* **What you are asked to do**
Copy out the listing in full, exactly as written, but not its pictures.
◇ ◇ ◇ ◇ ◇ ◇ ◇
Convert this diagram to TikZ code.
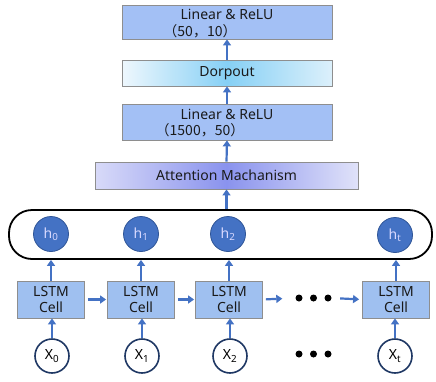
\documentclass[tikz,border=0pt]{standalone}
\usepackage{fontspec}
\setmainfont{Noto Sans}
\newfontfamily\cjk{Noto Sans CJK SC}
\usetikzlibrary{arrows.meta}
\definecolor{arrblue}{HTML}{4472C4}
\definecolor{linfill}{HTML}{A3C0F5}
\definecolor{lstmfill}{HTML}{9FC0F0}
\definecolor{boxborder}{HTML}{8E8E8E}
\definecolor{hfill}{HTML}{4472C4}
\definecolor{hborder}{HTML}{2F5597}
\definecolor{xborder}{HTML}{1F3864}
\definecolor{txt}{HTML}{1A1A1A}
\definecolor{dropL}{HTML}{EEF7FD}
\definecolor{dropM}{HTML}{86D0F5}
\definecolor{dropR}{HTML}{DCF0FB}
\definecolor{attL}{HTML}{D8DAF8}
\definecolor{attM}{HTML}{8A93EE}
\definecolor{attR}{HTML}{E0E2F9}
\begin{document}
\begin{tikzpicture}[x=1pt,y=-1pt,
  arr/.style={draw=arrblue,line width=2.2pt,-{Triangle[length=6pt,width=8pt]}},
  bluebox/.style={draw=boxborder,line width=0.8pt,rectangle,inner sep=0pt},
  linbox/.style={bluebox,fill=linfill,minimum width=210pt},
  lstmbox/.style={bluebox,fill=lstmfill,minimum width=67pt,minimum height=37pt,
    align=center,font=\fontsize{14}{16}\selectfont,text=txt},
  hnode/.style={circle,fill=hfill,draw=hborder,line width=0.8pt,minimum size=35pt,inner sep=0pt,
    text=white!85!blue,font=\fontsize{14}{15}\selectfont},
  xnode/.style={circle,fill=white,draw=xborder,line width=1.6pt,minimum size=34pt,inner sep=0pt,
    text=black,font=\fontsize{14}{15}\selectfont},
  dot/.style={circle,fill=black,minimum size=7pt,inner sep=0pt},
  lbl/.style={text=txt,font=\fontsize{14}{16}\selectfont,inner sep=0pt}
]
\useasboundingbox (0,0) rectangle (436,381);
% top stack
\node[linbox,minimum height=34pt] (lin1) at (227,22) {};
\node[lbl] (lin1a) at (227,14.5) {Linear \& ReLU};
\node[lbl] (lin1b) at (200,31) {\cjk （50，10）};
\node[bluebox,minimum width=210pt,minimum height=26pt,left color=dropL,right color=dropR,middle color=dropM,
  text=txt,font=\fontsize{14}{16}\selectfont] (drop) at (227,73) {Dorpout};
\node[linbox,minimum height=36pt] (lin2) at (227,122) {};
\node[lbl] (lin2a) at (227,114.5) {Linear \& ReLU};
\node[lbl] (lin2b) at (200,130.5) {\cjk （1500，50）};
\node[bluebox,minimum width=263pt,minimum height=27pt,left color=attL,right color=attR,middle color=attM,
  text=txt,font=\fontsize{14}{16}\selectfont] (att) at (226.5,175.5) {Attention Machanism};
% rounded container
\node[draw=black,line width=1.8pt,rounded corners=23pt,minimum width=423pt,minimum height=49pt,inner sep=0pt] (big) at (220.5,234.5) {};
% hidden states
\node[hnode] (h0) at (51,234) {h\textsubscript{0}};
\node[hnode] (h1) at (141,234) {h\textsubscript{1}};
\node[hnode] (h2) at (228,234) {h\textsubscript{2}};
\node[hnode] (ht) at (395,235) {h\textsubscript{t}};
% lstm cells
\node[lstmbox] (c0) at (51,299.5) {LSTM\\Cell};
\node[lstmbox] (c1) at (141,299.5) {LSTM\\Cell};
\node[lstmbox] (c2) at (229,299.5) {LSTM\\Cell};
\node[lstmbox] (ct) at (396,299.5) {LSTM\\Cell};
% dots
\node[dot] (d1) at (299,298) {};
\node[dot] (d2) at (313.5,298) {};
\node[dot] (d3) at (328,298) {};
\node[dot] (e1) at (299,354) {};
\node[dot] (e2) at (313.5,354) {};
\node[dot] (e3) at (328,354) {};
% inputs
\node[xnode] (x0) at (52,356) {X\textsubscript{0}};
\node[xnode] (x1) at (142,356) {X\textsubscript{1}};
\node[xnode] (x2) at (230,356) {X\textsubscript{2}};
\node[xnode] (xt) at (395,356) {X\textsubscript{t}};
% arrows: vertical stack
\draw[arr] (drop.north) -- (lin1.south);
\draw[arr] (lin2.north) -- (drop.south);
\draw[arr] (att.north) -- (lin2.south);
\draw[arr] (att.south |- big.north) -- (att.south);
% lstm to container
\foreach \c in {c0,c1,c2,ct}{
  \draw[arr] (\c.north) -- (\c.north |- big.south);
}
% inputs to lstm
\draw[arr] (x0.north) -- (x0.north |- c0.south);
\draw[arr] (x1.north) -- (x1.north |- c1.south);
\draw[arr] (x2.north) -- (x2.north |- c2.south);
\draw[arr] (xt.north) -- (xt.north |- ct.south);
% horizontal
\draw[arr,shorten <=3pt,shorten >=1pt] (c0.east) -- (c1.west);
\draw[arr,shorten <=3pt,shorten >=1pt] (c1.east) -- (c2.west);
\draw[arr,shorten <=3pt,shorten >=13pt] (c2.east) -- (d1.west);
\draw[arr,shorten <=8.5pt,shorten >=3pt] (d3.east) -- (ct.west);
\end{tikzpicture}
\end{document}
◇ ◇ ◇ ◇ ◇ ◇ ◇
* **Answer to this task**
Convert this diagram to TikZ code.
\documentclass[tikz,border=0pt]{standalone}
\usepackage{fontspec}
\setmainfont{Noto Sans}
\newfontfamily\cjk{Noto Sans CJK SC}
\usetikzlibrary{arrows.meta}
\definecolor{arrblue}{HTML}{4472C4}
\definecolor{linfill}{HTML}{A3C0F5}
\definecolor{lstmfill}{HTML}{9FC0F0}
\definecolor{boxborder}{HTML}{8E8E8E}
\definecolor{hfill}{HTML}{4472C4}
\definecolor{hborder}{HTML}{2F5597}
\definecolor{xborder}{HTML}{1F3864}
\definecolor{txt}{HTML}{1A1A1A}
\definecolor{dropL}{HTML}{EEF7FD}
\definecolor{dropM}{HTML}{86D0F5}
\definecolor{dropR}{HTML}{DCF0FB}
\definecolor{attL}{HTML}{D8DAF8}
\definecolor{attM}{HTML}{8A93EE}
\definecolor{attR}{HTML}{E0E2F9}
\begin{document}
\begin{tikzpicture}[x=1pt,y=-1pt,
  arr/.style={draw=arrblue,line width=2.2pt,-{Triangle[length=6pt,width=8pt]}},
  bluebox/.style={draw=boxborder,line width=0.8pt,rectangle,inner sep=0pt},
  linbox/.style={bluebox,fill=linfill,minimum width=210pt},
  lstmbox/.style={bluebox,fill=lstmfill,minimum width=67pt,minimum height=37pt,
    align=center,font=\fontsize{14}{16}\selectfont,text=txt},
  hnode/.style={circle,fill=hfill,draw=hborder,line width=0.8pt,minimum size=35pt,inner sep=0pt,
    text=white!85!blue,font=\fontsize{14}{15}\selectfont},
  xnode/.style={circle,fill=white,draw=xborder,line width=1.6pt,minimum size=34pt,inner sep=0pt,
    text=black,font=\fontsize{14}{15}\selectfont},
  dot/.style={circle,fill=black,minimum size=7pt,inner sep=0pt},
  lbl/.style={text=txt,font=\fontsize{14}{16}\selectfont,inner sep=0pt}
]
\useasboundingbox (0,0) rectangle (436,381);
% top stack
\node[linbox,minimum height=34pt] (lin1) at (227,22) {};
\node[lbl] (lin1a) at (227,14.5) {Linear \& ReLU};
\node[lbl] (lin1b) at (200,31) {\cjk （50，10）};
\node[bluebox,minimum width=210pt,minimum height=26pt,left color=dropL,right color=dropR,middle color=dropM,
  text=txt,font=\fontsize{14}{16}\selectfont] (drop) at (227,73) {Dorpout};
\node[linbox,minimum height=36pt] (lin2) at (227,122) {};
\node[lbl] (lin2a) at (227,114.5) {Linear \& ReLU};
\node[lbl] (lin2b) at (200,130.5) {\cjk （1500，50）};
\node[bluebox,minimum width=263pt,minimum height=27pt,left color=attL,right color=attR,middle color=attM,
  text=txt,font=\fontsize{14}{16}\selectfont] (att) at (226.5,175.5) {Attention Machanism};
% rounded container
\node[draw=black,line width=1.8pt,rounded corners=23pt,minimum width=423pt,minimum height=49pt,inner sep=0pt] (big) at (220.5,234.5) {};
% hidden states
\node[hnode] (h0) at (51,234) {h\textsubscript{0}};
\node[hnode] (h1) at (141,234) {h\textsubscript{1}};
\node[hnode] (h2) at (228,234) {h\textsubscript{2}};
\node[hnode] (ht) at (395,235) {h\textsubscript{t}};
% lstm cells
\node[lstmbox] (c0) at (51,299.5) {LSTM\\Cell};
\node[lstmbox] (c1) at (141,299.5) {LSTM\\Cell};
\node[lstmbox] (c2) at (229,299.5) {LSTM\\Cell};
\node[lstmbox] (ct) at (396,299.5) {LSTM\\Cell};
% dots
\node[dot] (d1) at (299,298) {};
\node[dot] (d2) at (313.5,298) {};
\node[dot] (d3) at (328,298) {};
\node[dot] (e1) at (299,354) {};
\node[dot] (e2) at (313.5,354) {};
\node[dot] (e3) at (328,354) {};
% inputs
\node[xnode] (x0) at (52,356) {X\textsubscript{0}};
\node[xnode] (x1) at (142,356) {X\textsubscript{1}};
\node[xnode] (x2) at (230,356) {X\textsubscript{2}};
\node[xnode] (xt) at (395,356) {X\textsubscript{t}};
% arrows: vertical stack
\draw[arr] (drop.north) -- (lin1.south);
\draw[arr] (lin2.north) -- (drop.south);
\draw[arr] (att.north) -- (lin2.south);
\draw[arr] (att.south |- big.north) -- (att.south);
% lstm to container
\foreach \c in {c0,c1,c2,ct}{
  \draw[arr] (\c.north) -- (\c.north |- big.south);
}
% inputs to lstm
\draw[arr] (x0.north) -- (x0.north |- c0.south);
\draw[arr] (x1.north) -- (x1.north |- c1.south);
\draw[arr] (x2.north) -- (x2.north |- c2.south);
\draw[arr] (xt.north) -- (xt.north |- ct.south);
% horizontal
\draw[arr,shorten <=3pt,shorten >=1pt] (c0.east) -- (c1.west);
\draw[arr,shorten <=3pt,shorten >=1pt] (c1.east) -- (c2.west);
\draw[arr,shorten <=3pt,shorten >=13pt] (c2.east) -- (d1.west);
\draw[arr,shorten <=8.5pt,shorten >=3pt] (d3.east) -- (ct.west);
\end{tikzpicture}
\end{document}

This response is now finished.